-- COLLECTED DATA start --
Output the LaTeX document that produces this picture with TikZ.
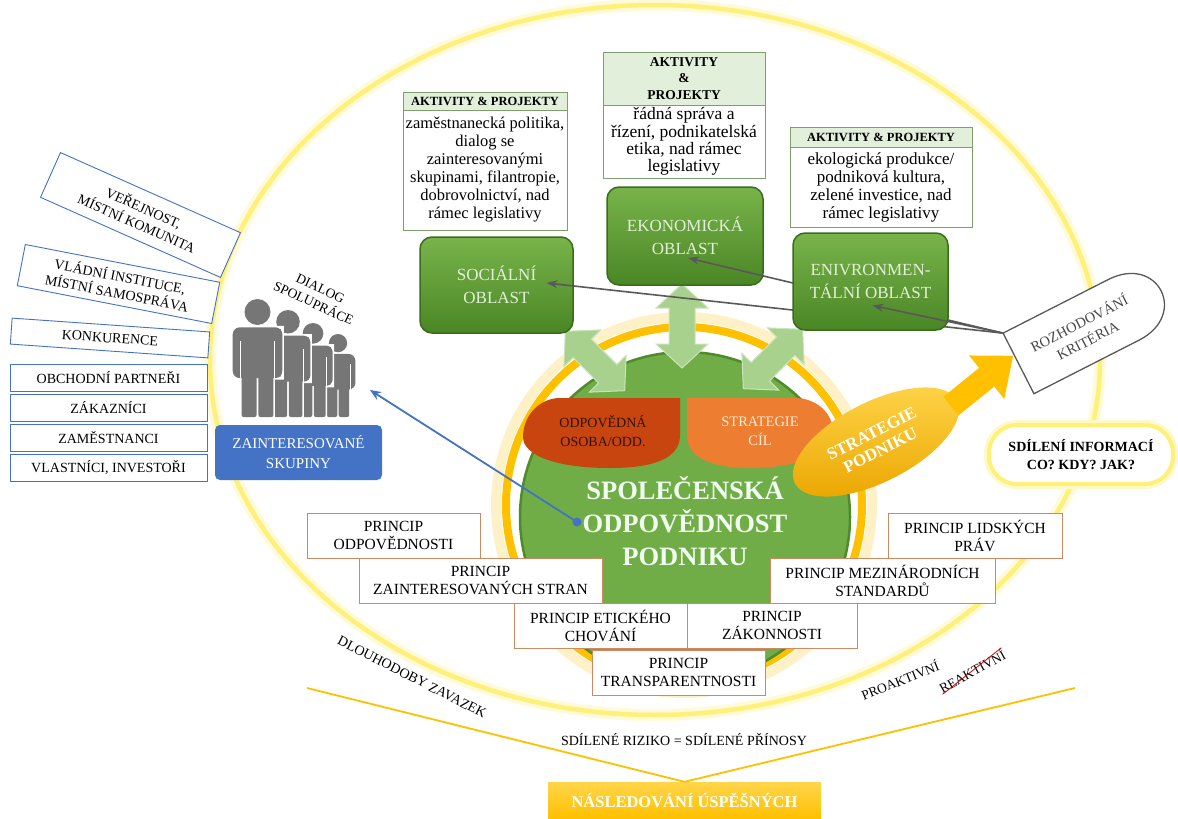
\documentclass[tikz,border=0pt]{standalone}
\usepackage{fontspec}
\setmainfont{Liberation Serif}
\usetikzlibrary{arrows.meta,positioning,shapes.geometric}

\definecolor{ringgold}{HTML}{FFC000}
\definecolor{paleyel}{HTML}{FFF07A}
\definecolor{csrgreen}{HTML}{70AD47}
\definecolor{csrrim}{HTML}{4F8A2B}
\definecolor{arrowgreen}{HTML}{A9D18E}
\definecolor{boxtop}{HTML}{78B44A}
\definecolor{boxbot}{HTML}{4B8626}
\definecolor{boxrim}{HTML}{3B6B1D}
\definecolor{boxtext}{HTML}{E2F0D9}
\definecolor{aktfill}{HTML}{E2EFDA}
\definecolor{aktline}{HTML}{7E9E6A}
\definecolor{sblue}{HTML}{4472C4}
\definecolor{figgray}{HTML}{767676}
\definecolor{prline}{HTML}{CC8A60}
\definecolor{leafdark}{HTML}{C9450F}
\definecolor{leaflight}{HTML}{ED7D31}
\definecolor{arrowgray}{HTML}{595959}
\definecolor{stratlight}{HTML}{FFD54A}
\definecolor{stratdark}{HTML}{EBA600}

\tikzset{
  plain/.style={inner sep=0pt, align=center, font=\fontsize{13.5}{16}\selectfont},
  sbox/.style={draw=sblue, fill=white, line width=0.9pt, align=center, inner sep=0pt,
    font=\fontsize{14}{17}\selectfont},
  oblast/.style={draw=boxrim, line width=1.5pt, rounded corners=12pt, top color=boxtop,
    bottom color=boxbot, text=boxtext, align=center, inner sep=0pt,
    font=\fontsize{17}{23}\selectfont},
  akthead/.style={draw=aktline, fill=aktfill, line width=0.7pt, align=center,
    inner sep=0pt, outer sep=0pt},
  aktbody/.style={draw=aktline, fill=white, line width=0.7pt, align=center,
    inner sep=0pt, outer sep=0pt},
  princip/.style={draw=prline, fill=white, line width=0.9pt, align=center, inner sep=0pt,
    minimum height=45pt, font=\fontsize{15.5}{18}\selectfont},
  grayarrow/.style={draw=arrowgray, line width=1.6pt, -{Stealth[length=11pt,width=8pt]}},
  dblarrow/.style={fill=arrowgreen, draw=arrowgreen!60!white, line width=1pt},
  result/.style={top color=stratlight, bottom color=ringgold, text=white, inner sep=0pt,
    minimum width=273pt, minimum height=37pt, font=\bfseries\fontsize{16.5}{19}\selectfont},
}

\begin{document}
\begin{tikzpicture}[x=1pt, y=-1pt]
\useasboundingbox (0,0) rectangle (1178,819);

    % Outer oval
    \draw[paleyel!30, line width=12pt] (655,360) ellipse [x radius=445, y radius=355];
    \draw[paleyel, line width=4.5pt] (655,360) ellipse [x radius=445, y radius=355];

    % Bottom: commitment lines and result box
    \coordinate (longterm) at (307,688);
    \coordinate (proactive) at (1075,688);
    \node[result] (nasl) at (684.5,800.5) {NÁSLEDOVÁNÍ ÚSPĚŠNÝCH};
    \draw[ringgold, line width=1.8pt] (longterm) -- (nasl.north) -- (proactive);
    \node[plain, font=\fontsize{14}{16}\selectfont] (riziko) at (684,740) {SDÍLENÉ RIZIKO = SDÍLENÉ PŘÍNOSY};
    \node[plain, rotate=-27, font=\fontsize{14}{16}\selectfont] (zavazek) at (412,677) {DLOUHODOBY ZAVAZEK};
    \node[plain, rotate=22] (proakt) at (900,680) {PROAKTIVNÍ};
    \node[plain, rotate=29] (reakt) at (972,671) {REAKTIVNÍ};
    \draw[red!80!black, line width=0.8pt] (reakt.south west) -- (reakt.north east);

    % Ring and core circle
    \draw[ringgold!22, line width=10pt] (684,505) circle (188);
    \draw[ringgold, line width=8pt] (684,505) circle (178);
    \draw[csrrim, fill=csrgreen, line width=2.5pt] (685,517) circle (165);

    % Links between core and the three areas
    \foreach \cx/\cy/\ang in {682/326/90, 595/361/-45, 773/359/45}
      \filldraw[dblarrow, shift={(\cx,\cy)}, rotate=\ang]
        (-42,0) -- (-18,-26) -- (-18,-13) -- (18,-13) -- (18,-26) -- (42,0)
        -- (18,26) -- (18,13) -- (-18,13) -- (-18,26) -- cycle;

    % Responsible person / strategy leaves
    \fill[leafdark] (680,398) -- (680,435) .. controls (680,458) and (655,468) .. (610,468)
      .. controls (555,468) and (523,455) .. (523,437) .. controls (523,415) and (540,398) .. (560,398) -- cycle;
    \fill[leaflight] (687,398) -- (687,435) .. controls (687,458) and (712,468) .. (750,468)
      .. controls (805,468) and (833,450) .. (833,432) .. controls (833,412) and (815,398) .. (795,398) -- cycle;
    \node[plain, text=black!75!leafdark, font=\fontsize{14}{19}\selectfont] (osoba) at (603,431) {ODPOVĚDNÁ\\OSOBA/ODD.};
    \node[plain, text=orange!15!white, font=\fontsize{14.5}{19}\selectfont] (cil) at (760,431) {STRATEGIE\\CÍL};

    \node[plain, text=green!6!white, font=\bfseries\fontsize{26.5}{33}\selectfont] (csr) at (685,521)
      {SPOLEČENSKÁ\\ODPOVĚDNOST\\PODNIKU};

    % Decision criteria callout
    \begin{scope}[shift={(1088,328)}, rotate=27]
      \filldraw[draw=arrowgray, line width=1.3pt, fill=white]
        (-78,-34) -- (40,-34) .. controls (96,-34) and (96,34) .. (40,34) -- (-78,34) -- cycle;
      \coordinate (kritcorner) at (-78,-34);
    \end{scope}
    \node[plain, rotate=27, text=arrowgray!80!black, font=\fontsize{14.5}{19}\selectfont] (krit) at (1083,331)
      {ROZHODOVÁNÍ\\KRITÉRIA};

    % Three areas
    \node[oblast, minimum width=153pt, minimum height=96pt] (soc) at (496.5,285) {SOCIÁLNÍ\\OBLAST};
    \node[oblast, minimum width=156pt, minimum height=98pt] (eko) at (685,236) {EKONOMICKÁ\\OBLAST};
    \draw[grayarrow] (kritcorner) -- ([xshift=50pt, yshift=2pt]soc.center);
    \draw[grayarrow] (kritcorner) -- ([xshift=3pt, yshift=-22pt]eko.center);
    \node[oblast, minimum width=155pt, minimum height=97pt] (env) at (870.5,281.5) {ENIVRONMEN-\\TÁLNÍ OBLAST};
    \draw[grayarrow] (kritcorner) -- ([xshift=2pt, yshift=-24pt]env.center);

    % Activities and projects
    \node[akthead, minimum width=164pt, minimum height=18pt, font=\bfseries\fontsize{12.5}{15}\selectfont]
      (sochdr) at (485,101) {AKTIVITY \& PROJEKTY};
    \node[aktbody, minimum width=164pt, minimum height=120pt, font=\fontsize{16.5}{18}\selectfont,
      below=0pt of sochdr] (socbody)
      {zaměstnanecká politika,\\dialog se\\zainteresovanými\\skupinami, filantropie,\\dobrovolnictví, nad\\rámec legislativy};
    \node[akthead, minimum width=162pt, minimum height=53pt, font=\bfseries\fontsize{13.5}{16.5}\selectfont]
      (ekohdr) at (684,78.5) {AKTIVITY\\\&\\PROJEKTY};
    \node[aktbody, minimum width=162pt, minimum height=73pt, font=\fontsize{17.5}{17.2}\selectfont,
      below=0pt of ekohdr] (ekobody)
      {řádná správa a\\řízení, podnikatelská\\etika, nad rámec\\legislativy};
    \node[akthead, minimum width=182pt, minimum height=20pt, font=\bfseries\fontsize{12.5}{15}\selectfont]
      (envhdr) at (881,137) {AKTIVITY \& PROJEKTY};
    \node[aktbody, minimum width=182pt, minimum height=80pt, font=\fontsize{17}{18}\selectfont,
      below=0pt of envhdr] (envbody)
      {ekologická produkce/\\podniková kultura,\\zelené investice, nad\\rámec legislativy};

    % Stakeholders
    \node[sbox, rotate=-24, minimum width=197pt, minimum height=49pt] (verej) at (140.5,215) {VEŘEJNOST,\\MÍSTNÍ KOMUNITA};
    \node[sbox, rotate=-11, minimum width=198pt, minimum height=42pt] (vlada) at (118.5,284) {VLÁDNÍ INSTITUCE,\\MÍSTNÍ SAMOSPRÁVA};
    \node[sbox, rotate=-4, minimum width=198pt, minimum height=26pt] (konk) at (110,338) {KONKURENCE};
    \node[sbox, minimum width=197pt, minimum height=27pt] (obch) at (108.5,377.5) {OBCHODNÍ PARTNEŘI};
    \node[sbox, minimum width=197pt, minimum height=27pt] (zak) at (108.5,407.5) {ZÁKAZNÍCI};
    \node[sbox, minimum width=197pt, minimum height=27pt] (zam) at (108.5,437.5) {ZAMĚSTNANCI};
    \node[sbox, minimum width=197pt, minimum height=27pt] (vlast) at (108.5,467.5) {VLASTNÍCI, INVESTOŘI};

    % Group of people
    \foreach \px/\sc in {338/0.83, 313/0.94, 288/1.07, 257.5/1.18}{
      \begin{scope}[shift={(\px,417)}, scale=\sc]
        \draw[white, line width=3pt] (0,-89) circle (11) (-21,-33) rectangle (21,-76)
          (-13.5,-44) rectangle (13.5,0);
        \fill[figgray] (0,-89) circle (11);
        \fill[figgray, rounded corners=7pt] (-21,-33) rectangle (21,-76);
        \fill[figgray, rounded corners=2pt] (-13.5,-44) rectangle (-0.8,0);
        \fill[figgray, rounded corners=2pt] (0.8,-44) rectangle (13.5,0);
        \draw[white, line width=1pt] (-14.5,-33) -- (-14.5,-64) (14.5,-33) -- (14.5,-64);
      \end{scope}
    }
    \node[plain, rotate=-25] (dialog) at (317,296) {DIALOG\\SPOLUPRÁCE};
    \node[fill=sblue, text=white, rounded corners=5pt, align=center, inner sep=0pt,
      minimum width=167pt, minimum height=55pt, font=\fontsize{15}{20}\selectfont]
      (skupiny) at (298.5,452.5) {ZAINTERESOVANÉ\\SKUPINY};

    % Link from the core to stakeholders
    \coordinate (dot) at (577,522);
    \coordinate (crowd) at (370,390);
    \draw[sblue, line width=1.8pt, -{Stealth[length=11pt,width=9pt]}] (dot) -- (crowd);
    \fill[sblue] (dot) circle (4.5);

    % Principles
    \node[princip, minimum width=173pt] (odp) at (393.5,535.5) {PRINCIP\\ODPOVĚDNOSTI};
    \node[princip, minimum width=243pt] (zaint) at (480.5,580.5) {PRINCIP\\ZAINTERESOVANÝCH STRAN};
    \node[princip, minimum width=173pt] (etika) at (600.5,625.5) {PRINCIP ETICKÉHO\\CHOVÁNÍ};
    \node[princip, minimum width=170pt] (zakon) at (772,625.5) {PRINCIP\\ZÁKONNOSTI};
    \node[princip, minimum width=173pt] (transp) at (678.5,672.5) {PRINCIP\\TRANSPARENTNOSTI};
    \node[princip, minimum width=225pt] (mezin) at (882.5,580.5) {PRINCIP MEZINÁRODNÍCH\\STANDARDŮ};
    \node[princip, minimum width=174pt] (lidska) at (975,535.5) {PRINCIP LIDSKÝCH\\PRÁV};

    % Company strategy
    \node[ellipse, rotate=27, minimum width=182pt, minimum height=80pt, inner sep=0pt,
      top color=stratlight, bottom color=stratdark, text=white, align=center,
      font=\bfseries\fontsize{17}{19}\selectfont] (strat) at (876,442) {STRATEGIE\\PODNIKU};
    \fill[ringgold, shift={(982,381)}, rotate=39]
      (-40,-12) -- (6,-12) -- (6,-28) -- (40,0) -- (6,28) -- (6,12) -- (-40,12) -- cycle;

    % Sharing information
    \node[draw=paleyel, line width=4pt, fill=white, rounded corners=28pt,
      preaction={draw=paleyel!40, line width=10pt},
      minimum width=184pt, minimum height=59pt, inner sep=0pt, align=center,
      font=\bfseries\fontsize{14}{18}\selectfont] (sdil) at (1081,454.5)
      {SDÍLENÍ INFORMACÍ\\CO? KDY? JAK?};
\end{tikzpicture}
\end{document}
-- COLLECTED DATA end --
GIVEN PROBLEM => Without any pictures, reproduce the lines from the first one in the material through the line that has "(0,0) rectangle (1178,819);", exactly as they appear.

RESPONSE TO THIS EXERCISE =>
Output the LaTeX document that produces this picture with TikZ.
\documentclass[tikz,border=0pt]{standalone}
\usepackage{fontspec}
\setmainfont{Liberation Serif}
\usetikzlibrary{arrows.meta,positioning,shapes.geometric}

\definecolor{ringgold}{HTML}{FFC000}
\definecolor{paleyel}{HTML}{FFF07A}
\definecolor{csrgreen}{HTML}{70AD47}
\definecolor{csrrim}{HTML}{4F8A2B}
\definecolor{arrowgreen}{HTML}{A9D18E}
\definecolor{boxtop}{HTML}{78B44A}
\definecolor{boxbot}{HTML}{4B8626}
\definecolor{boxrim}{HTML}{3B6B1D}
\definecolor{boxtext}{HTML}{E2F0D9}
\definecolor{aktfill}{HTML}{E2EFDA}
\definecolor{aktline}{HTML}{7E9E6A}
\definecolor{sblue}{HTML}{4472C4}
\definecolor{figgray}{HTML}{767676}
\definecolor{prline}{HTML}{CC8A60}
\definecolor{leafdark}{HTML}{C9450F}
\definecolor{leaflight}{HTML}{ED7D31}
\definecolor{arrowgray}{HTML}{595959}
\definecolor{stratlight}{HTML}{FFD54A}
\definecolor{stratdark}{HTML}{EBA600}

\tikzset{
  plain/.style={inner sep=0pt, align=center, font=\fontsize{13.5}{16}\selectfont},
  sbox/.style={draw=sblue, fill=white, line width=0.9pt, align=center, inner sep=0pt,
    font=\fontsize{14}{17}\selectfont},
  oblast/.style={draw=boxrim, line width=1.5pt, rounded corners=12pt, top color=boxtop,
    bottom color=boxbot, text=boxtext, align=center, inner sep=0pt,
    font=\fontsize{17}{23}\selectfont},
  akthead/.style={draw=aktline, fill=aktfill, line width=0.7pt, align=center,
    inner sep=0pt, outer sep=0pt},
  aktbody/.style={draw=aktline, fill=white, line width=0.7pt, align=center,
    inner sep=0pt, outer sep=0pt},
  princip/.style={draw=prline, fill=white, line width=0.9pt, align=center, inner sep=0pt,
    minimum height=45pt, font=\fontsize{15.5}{18}\selectfont},
  grayarrow/.style={draw=arrowgray, line width=1.6pt, -{Stealth[length=11pt,width=8pt]}},
  dblarrow/.style={fill=arrowgreen, draw=arrowgreen!60!white, line width=1pt},
  result/.style={top color=stratlight, bottom color=ringgold, text=white, inner sep=0pt,
    minimum width=273pt, minimum height=37pt, font=\bfseries\fontsize{16.5}{19}\selectfont},
}

\begin{document}
\begin{tikzpicture}[x=1pt, y=-1pt]
\useasboundingbox (0,0) rectangle (1178,819);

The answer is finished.